• **Written problem**
Return all of the entries word for word, but omit the pictures they contain.

--- Source data ---

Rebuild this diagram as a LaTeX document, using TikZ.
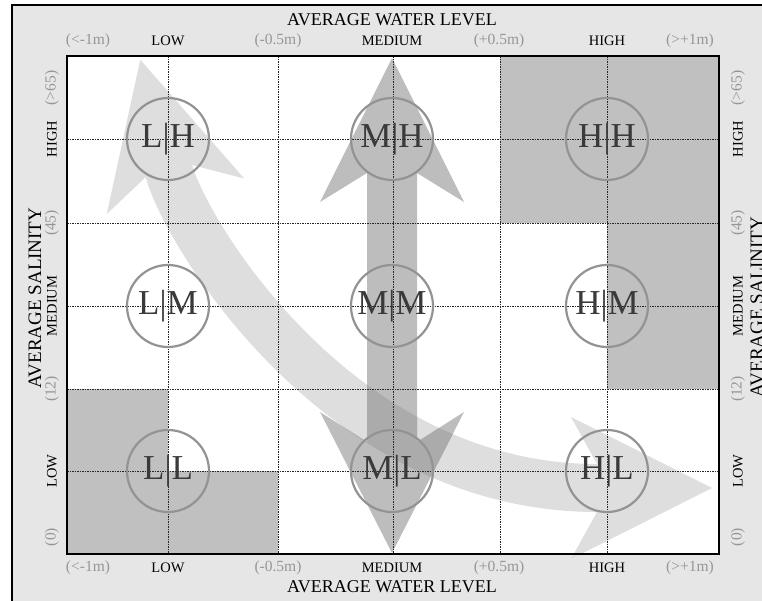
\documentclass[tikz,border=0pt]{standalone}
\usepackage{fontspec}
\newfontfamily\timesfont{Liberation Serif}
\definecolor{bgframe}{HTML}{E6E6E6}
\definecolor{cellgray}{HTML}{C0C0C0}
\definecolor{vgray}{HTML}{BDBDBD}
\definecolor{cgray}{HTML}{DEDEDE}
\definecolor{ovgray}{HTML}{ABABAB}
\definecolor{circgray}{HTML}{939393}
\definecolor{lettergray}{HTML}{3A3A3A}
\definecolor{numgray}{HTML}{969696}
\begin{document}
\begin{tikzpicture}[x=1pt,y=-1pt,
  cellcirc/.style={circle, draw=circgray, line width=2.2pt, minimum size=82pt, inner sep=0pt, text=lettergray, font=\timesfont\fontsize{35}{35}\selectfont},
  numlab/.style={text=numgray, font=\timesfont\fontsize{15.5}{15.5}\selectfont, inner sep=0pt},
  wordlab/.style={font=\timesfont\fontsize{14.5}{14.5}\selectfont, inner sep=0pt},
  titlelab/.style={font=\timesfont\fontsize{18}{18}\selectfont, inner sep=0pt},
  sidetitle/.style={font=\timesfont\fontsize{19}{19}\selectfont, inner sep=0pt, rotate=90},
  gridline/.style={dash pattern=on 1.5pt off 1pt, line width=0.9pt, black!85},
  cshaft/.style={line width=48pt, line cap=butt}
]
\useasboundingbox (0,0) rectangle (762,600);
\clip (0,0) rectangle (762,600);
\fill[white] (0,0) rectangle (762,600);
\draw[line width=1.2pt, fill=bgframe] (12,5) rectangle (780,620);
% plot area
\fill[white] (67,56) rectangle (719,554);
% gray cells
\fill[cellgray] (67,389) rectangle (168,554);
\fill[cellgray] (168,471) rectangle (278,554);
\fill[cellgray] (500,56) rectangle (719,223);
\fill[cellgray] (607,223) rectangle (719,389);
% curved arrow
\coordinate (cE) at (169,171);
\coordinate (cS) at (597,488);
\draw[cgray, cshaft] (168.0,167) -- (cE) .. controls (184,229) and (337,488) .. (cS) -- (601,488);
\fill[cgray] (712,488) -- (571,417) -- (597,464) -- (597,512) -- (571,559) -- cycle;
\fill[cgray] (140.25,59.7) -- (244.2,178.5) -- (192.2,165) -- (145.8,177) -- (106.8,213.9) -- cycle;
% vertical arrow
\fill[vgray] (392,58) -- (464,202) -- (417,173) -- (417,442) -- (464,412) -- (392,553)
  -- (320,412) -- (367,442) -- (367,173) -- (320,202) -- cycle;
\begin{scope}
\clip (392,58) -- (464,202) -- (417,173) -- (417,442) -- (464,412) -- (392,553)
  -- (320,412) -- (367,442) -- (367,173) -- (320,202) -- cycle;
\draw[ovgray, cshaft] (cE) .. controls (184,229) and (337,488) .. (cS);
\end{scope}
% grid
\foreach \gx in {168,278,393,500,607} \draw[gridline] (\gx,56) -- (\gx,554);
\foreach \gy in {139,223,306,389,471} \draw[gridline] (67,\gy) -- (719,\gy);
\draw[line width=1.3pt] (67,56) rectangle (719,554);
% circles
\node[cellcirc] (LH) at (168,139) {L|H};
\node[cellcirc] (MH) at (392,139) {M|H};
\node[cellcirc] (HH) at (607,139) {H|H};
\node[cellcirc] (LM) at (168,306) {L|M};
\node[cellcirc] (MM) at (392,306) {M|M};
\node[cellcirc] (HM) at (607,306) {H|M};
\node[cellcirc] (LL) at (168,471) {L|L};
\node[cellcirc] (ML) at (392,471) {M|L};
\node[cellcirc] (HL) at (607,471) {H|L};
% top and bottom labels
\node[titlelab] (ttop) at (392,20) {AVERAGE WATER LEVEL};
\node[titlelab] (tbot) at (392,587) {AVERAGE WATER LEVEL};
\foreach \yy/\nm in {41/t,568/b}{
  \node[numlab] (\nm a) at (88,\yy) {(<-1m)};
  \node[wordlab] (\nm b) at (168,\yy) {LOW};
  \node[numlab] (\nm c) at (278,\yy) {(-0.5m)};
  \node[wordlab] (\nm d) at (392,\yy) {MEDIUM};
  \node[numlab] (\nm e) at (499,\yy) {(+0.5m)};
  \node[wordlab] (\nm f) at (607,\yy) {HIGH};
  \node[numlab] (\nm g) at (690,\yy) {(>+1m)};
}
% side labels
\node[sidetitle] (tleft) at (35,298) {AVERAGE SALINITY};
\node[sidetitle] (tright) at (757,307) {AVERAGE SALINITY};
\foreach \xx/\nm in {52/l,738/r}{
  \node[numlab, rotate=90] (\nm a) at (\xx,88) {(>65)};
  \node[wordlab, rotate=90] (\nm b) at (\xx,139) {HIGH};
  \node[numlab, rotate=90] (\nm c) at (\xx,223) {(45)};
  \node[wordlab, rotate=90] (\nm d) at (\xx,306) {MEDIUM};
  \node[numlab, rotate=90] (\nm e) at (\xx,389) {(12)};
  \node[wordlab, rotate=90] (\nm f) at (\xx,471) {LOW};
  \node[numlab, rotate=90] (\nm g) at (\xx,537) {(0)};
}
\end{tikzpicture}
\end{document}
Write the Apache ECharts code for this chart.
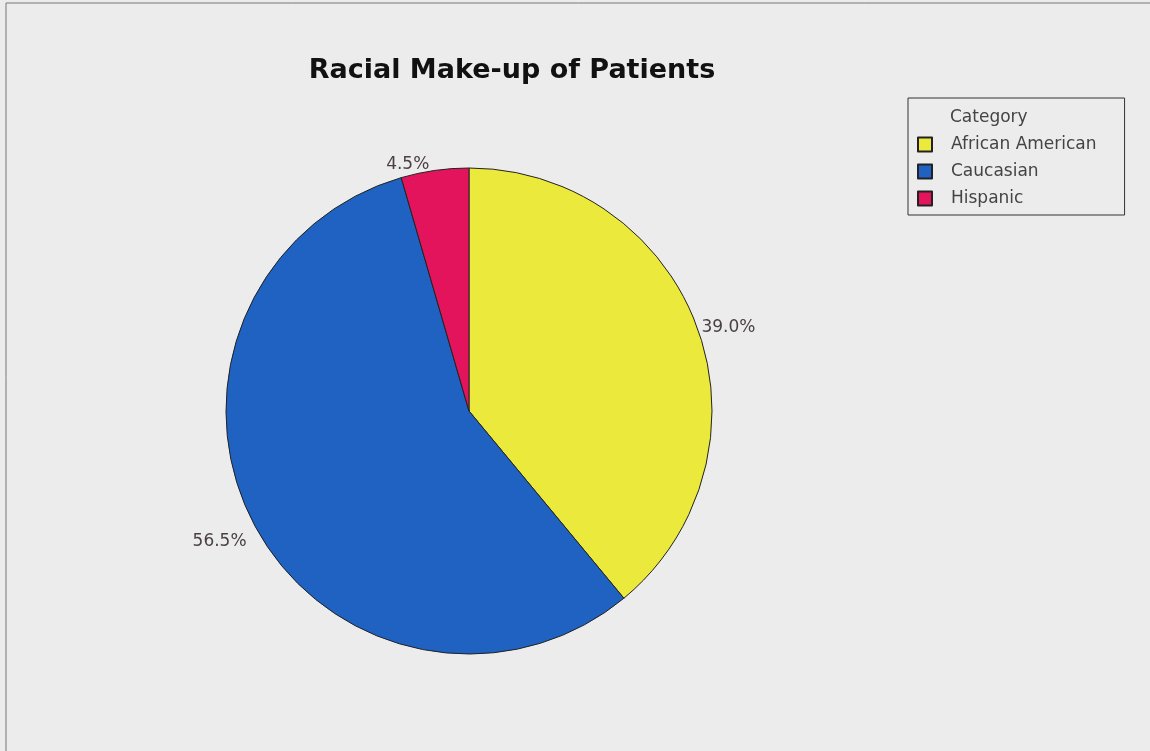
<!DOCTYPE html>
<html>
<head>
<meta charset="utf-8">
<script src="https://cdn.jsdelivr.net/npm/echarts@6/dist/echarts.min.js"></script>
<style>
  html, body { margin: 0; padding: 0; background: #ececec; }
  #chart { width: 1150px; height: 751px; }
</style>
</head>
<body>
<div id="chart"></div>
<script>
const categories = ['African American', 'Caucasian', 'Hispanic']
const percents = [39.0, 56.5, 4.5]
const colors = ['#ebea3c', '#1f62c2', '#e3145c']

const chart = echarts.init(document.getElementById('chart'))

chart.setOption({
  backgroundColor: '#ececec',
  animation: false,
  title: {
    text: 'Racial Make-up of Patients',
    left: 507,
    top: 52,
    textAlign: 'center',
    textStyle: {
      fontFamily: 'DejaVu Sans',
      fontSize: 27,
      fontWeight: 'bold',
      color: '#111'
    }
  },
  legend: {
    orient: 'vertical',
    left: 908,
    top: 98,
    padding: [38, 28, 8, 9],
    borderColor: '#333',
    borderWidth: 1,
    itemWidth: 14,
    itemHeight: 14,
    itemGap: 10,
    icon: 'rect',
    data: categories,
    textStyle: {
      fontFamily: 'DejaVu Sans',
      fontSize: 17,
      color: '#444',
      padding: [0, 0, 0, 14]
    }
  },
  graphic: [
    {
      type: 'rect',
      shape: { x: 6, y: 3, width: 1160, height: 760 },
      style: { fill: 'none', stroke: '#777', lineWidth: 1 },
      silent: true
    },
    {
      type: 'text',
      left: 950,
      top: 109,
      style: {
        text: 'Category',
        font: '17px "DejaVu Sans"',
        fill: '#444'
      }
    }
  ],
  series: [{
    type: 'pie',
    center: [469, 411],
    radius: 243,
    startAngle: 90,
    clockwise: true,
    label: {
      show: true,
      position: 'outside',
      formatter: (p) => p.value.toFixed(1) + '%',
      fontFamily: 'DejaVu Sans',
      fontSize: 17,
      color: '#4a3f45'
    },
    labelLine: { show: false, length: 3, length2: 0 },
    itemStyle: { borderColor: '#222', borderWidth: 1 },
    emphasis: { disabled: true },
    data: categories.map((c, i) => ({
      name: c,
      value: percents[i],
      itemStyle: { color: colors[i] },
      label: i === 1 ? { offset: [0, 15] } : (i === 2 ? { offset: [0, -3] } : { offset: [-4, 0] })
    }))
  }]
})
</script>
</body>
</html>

---

• **Final result**
Rebuild this diagram as a LaTeX document, using TikZ.
\documentclass[tikz,border=0pt]{standalone}
\usepackage{fontspec}
\newfontfamily\timesfont{Liberation Serif}
\definecolor{bgframe}{HTML}{E6E6E6}
\definecolor{cellgray}{HTML}{C0C0C0}
\definecolor{vgray}{HTML}{BDBDBD}
\definecolor{cgray}{HTML}{DEDEDE}
\definecolor{ovgray}{HTML}{ABABAB}
\definecolor{circgray}{HTML}{939393}
\definecolor{lettergray}{HTML}{3A3A3A}
\definecolor{numgray}{HTML}{969696}
\begin{document}
\begin{tikzpicture}[x=1pt,y=-1pt,
  cellcirc/.style={circle, draw=circgray, line width=2.2pt, minimum size=82pt, inner sep=0pt, text=lettergray, font=\timesfont\fontsize{35}{35}\selectfont},
  numlab/.style={text=numgray, font=\timesfont\fontsize{15.5}{15.5}\selectfont, inner sep=0pt},
  wordlab/.style={font=\timesfont\fontsize{14.5}{14.5}\selectfont, inner sep=0pt},
  titlelab/.style={font=\timesfont\fontsize{18}{18}\selectfont, inner sep=0pt},
  sidetitle/.style={font=\timesfont\fontsize{19}{19}\selectfont, inner sep=0pt, rotate=90},
  gridline/.style={dash pattern=on 1.5pt off 1pt, line width=0.9pt, black!85},
  cshaft/.style={line width=48pt, line cap=butt}
]
\useasboundingbox (0,0) rectangle (762,600);
\clip (0,0) rectangle (762,600);
\fill[white] (0,0) rectangle (762,600);
\draw[line width=1.2pt, fill=bgframe] (12,5) rectangle (780,620);
% plot area
\fill[white] (67,56) rectangle (719,554);
% gray cells
\fill[cellgray] (67,389) rectangle (168,554);
\fill[cellgray] (168,471) rectangle (278,554);
\fill[cellgray] (500,56) rectangle (719,223);
\fill[cellgray] (607,223) rectangle (719,389);
% curved arrow
\coordinate (cE) at (169,171);
\coordinate (cS) at (597,488);
\draw[cgray, cshaft] (168.0,167) -- (cE) .. controls (184,229) and (337,488) .. (cS) -- (601,488);
\fill[cgray] (712,488) -- (571,417) -- (597,464) -- (597,512) -- (571,559) -- cycle;
\fill[cgray] (140.25,59.7) -- (244.2,178.5) -- (192.2,165) -- (145.8,177) -- (106.8,213.9) -- cycle;
% vertical arrow
\fill[vgray] (392,58) -- (464,202) -- (417,173) -- (417,442) -- (464,412) -- (392,553)
  -- (320,412) -- (367,442) -- (367,173) -- (320,202) -- cycle;
\begin{scope}
\clip (392,58) -- (464,202) -- (417,173) -- (417,442) -- (464,412) -- (392,553)
  -- (320,412) -- (367,442) -- (367,173) -- (320,202) -- cycle;
\draw[ovgray, cshaft] (cE) .. controls (184,229) and (337,488) .. (cS);
\end{scope}
% grid
\foreach \gx in {168,278,393,500,607} \draw[gridline] (\gx,56) -- (\gx,554);
\foreach \gy in {139,223,306,389,471} \draw[gridline] (67,\gy) -- (719,\gy);
\draw[line width=1.3pt] (67,56) rectangle (719,554);
% circles
\node[cellcirc] (LH) at (168,139) {L|H};
\node[cellcirc] (MH) at (392,139) {M|H};
\node[cellcirc] (HH) at (607,139) {H|H};
\node[cellcirc] (LM) at (168,306) {L|M};
\node[cellcirc] (MM) at (392,306) {M|M};
\node[cellcirc] (HM) at (607,306) {H|M};
\node[cellcirc] (LL) at (168,471) {L|L};
\node[cellcirc] (ML) at (392,471) {M|L};
\node[cellcirc] (HL) at (607,471) {H|L};
% top and bottom labels
\node[titlelab] (ttop) at (392,20) {AVERAGE WATER LEVEL};
\node[titlelab] (tbot) at (392,587) {AVERAGE WATER LEVEL};
\foreach \yy/\nm in {41/t,568/b}{
  \node[numlab] (\nm a) at (88,\yy) {(<-1m)};
  \node[wordlab] (\nm b) at (168,\yy) {LOW};
  \node[numlab] (\nm c) at (278,\yy) {(-0.5m)};
  \node[wordlab] (\nm d) at (392,\yy) {MEDIUM};
  \node[numlab] (\nm e) at (499,\yy) {(+0.5m)};
  \node[wordlab] (\nm f) at (607,\yy) {HIGH};
  \node[numlab] (\nm g) at (690,\yy) {(>+1m)};
}
% side labels
\node[sidetitle] (tleft) at (35,298) {AVERAGE SALINITY};
\node[sidetitle] (tright) at (757,307) {AVERAGE SALINITY};
\foreach \xx/\nm in {52/l,738/r}{
  \node[numlab, rotate=90] (\nm a) at (\xx,88) {(>65)};
  \node[wordlab, rotate=90] (\nm b) at (\xx,139) {HIGH};
  \node[numlab, rotate=90] (\nm c) at (\xx,223) {(45)};
  \node[wordlab, rotate=90] (\nm d) at (\xx,306) {MEDIUM};
  \node[numlab, rotate=90] (\nm e) at (\xx,389) {(12)};
  \node[wordlab, rotate=90] (\nm f) at (\xx,471) {LOW};
  \node[numlab, rotate=90] (\nm g) at (\xx,537) {(0)};
}
\end{tikzpicture}
\end{document}
Write the Apache ECharts code for this chart.
<!DOCTYPE html>
<html>
<head>
<meta charset="utf-8">
<script src="https://cdn.jsdelivr.net/npm/echarts@6/dist/echarts.min.js"></script>
<style>
  html, body { margin: 0; padding: 0; background: #ececec; }
  #chart { width: 1150px; height: 751px; }
</style>
</head>
<body>
<div id="chart"></div>
<script>
const categories = ['African American', 'Caucasian', 'Hispanic']
const percents = [39.0, 56.5, 4.5]
const colors = ['#ebea3c', '#1f62c2', '#e3145c']

const chart = echarts.init(document.getElementById('chart'))

chart.setOption({
  backgroundColor: '#ececec',
  animation: false,
  title: {
    text: 'Racial Make-up of Patients',
    left: 507,
    top: 52,
    textAlign: 'center',
    textStyle: {
      fontFamily: 'DejaVu Sans',
      fontSize: 27,
      fontWeight: 'bold',
      color: '#111'
    }
  },
  legend: {
    orient: 'vertical',
    left: 908,
    top: 98,
    padding: [38, 28, 8, 9],
    borderColor: '#333',
    borderWidth: 1,
    itemWidth: 14,
    itemHeight: 14,
    itemGap: 10,
    icon: 'rect',
    data: categories,
    textStyle: {
      fontFamily: 'DejaVu Sans',
      fontSize: 17,
      color: '#444',
      padding: [0, 0, 0, 14]
    }
  },
  graphic: [
    {
      type: 'rect',
      shape: { x: 6, y: 3, width: 1160, height: 760 },
      style: { fill: 'none', stroke: '#777', lineWidth: 1 },
      silent: true
    },
    {
      type: 'text',
      left: 950,
      top: 109,
      style: {
        text: 'Category',
        font: '17px "DejaVu Sans"',
        fill: '#444'
      }
    }
  ],
  series: [{
    type: 'pie',
    center: [469, 411],
    radius: 243,
    startAngle: 90,
    clockwise: true,
    label: {
      show: true,
      position: 'outside',
      formatter: (p) => p.value.toFixed(1) + '%',
      fontFamily: 'DejaVu Sans',
      fontSize: 17,
      color: '#4a3f45'
    },
    labelLine: { show: false, length: 3, length2: 0 },
    itemStyle: { borderColor: '#222', borderWidth: 1 },
    emphasis: { disabled: true },
    data: categories.map((c, i) => ({
      name: c,
      value: percents[i],
      itemStyle: { color: colors[i] },
      label: i === 1 ? { offset: [0, 15] } : (i === 2 ? { offset: [0, -3] } : { offset: [-4, 0] })
    }))
  }]
})
</script>
</body>
</html>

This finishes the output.